SOLPS-ITER modelling of ITER edge plasma with drifts and currents

Using the new version of the SOLPS plasma boundary code package, SOLPS-ITER, this paper presents the first ever simulations of the ITER burning baseline H-mode edge plasma with drifts and currents activated. Neon (Ne) seeded discharges for divertor power dissipation are considered. The results for divertor and scrape-off layer (SOL) parameters with and without drifts are compared, both for the SOLPS-ITER simulations and against the earlier SOLPS-4.3 modelling (which did not include a drift description) constituting the bulk of the existing ITER divertor simulation database. Whereas the drift effect on the equatorial midplane (main chamber) density and temperature profiles is moderate, drifts increase the peak heat flow to the outer divertor target. This effect is more pronounced for regimes with low sub-divertor neutral pressure, when even drift-free SOLPS4.3 simulations find strong out-in target power asymmetries.
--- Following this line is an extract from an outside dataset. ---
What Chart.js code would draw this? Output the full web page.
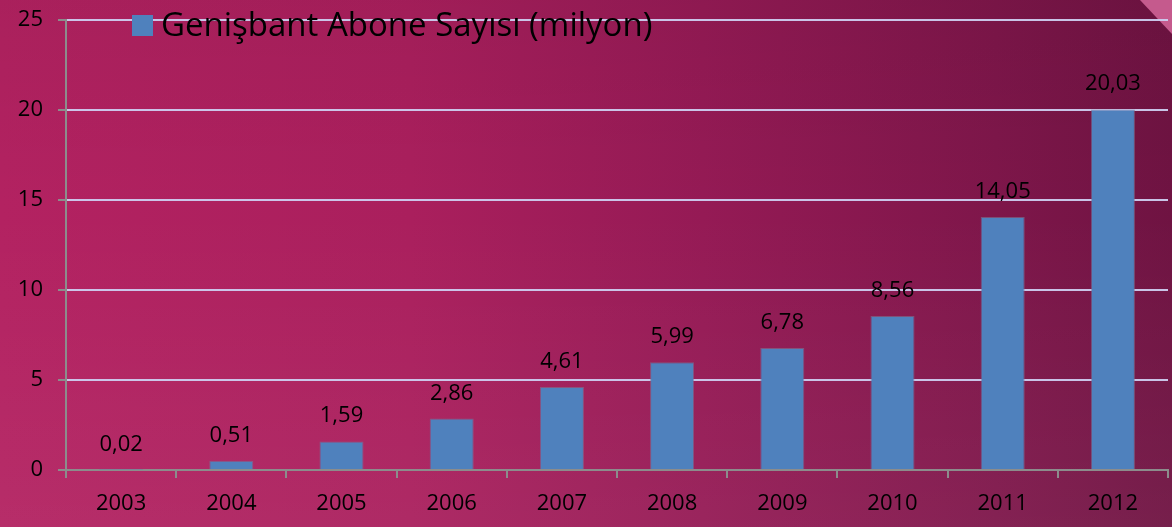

An important conclusion is thus that if ITER operates as expected with partially detached divertor targets, drifts should not influence the power handling, but that in the case of divertor reattachment, they will act to worsen the target loading, increasing the need for development of reliable schemes for detachment control. Comparing SOLPS-4.3 and SOLPS-ITER results for the key peak target heat flux versus sub-divertor neutral pressure operating domain, SOLPS-ITER with drifts predicts a narrower operational window for the divertor pressure.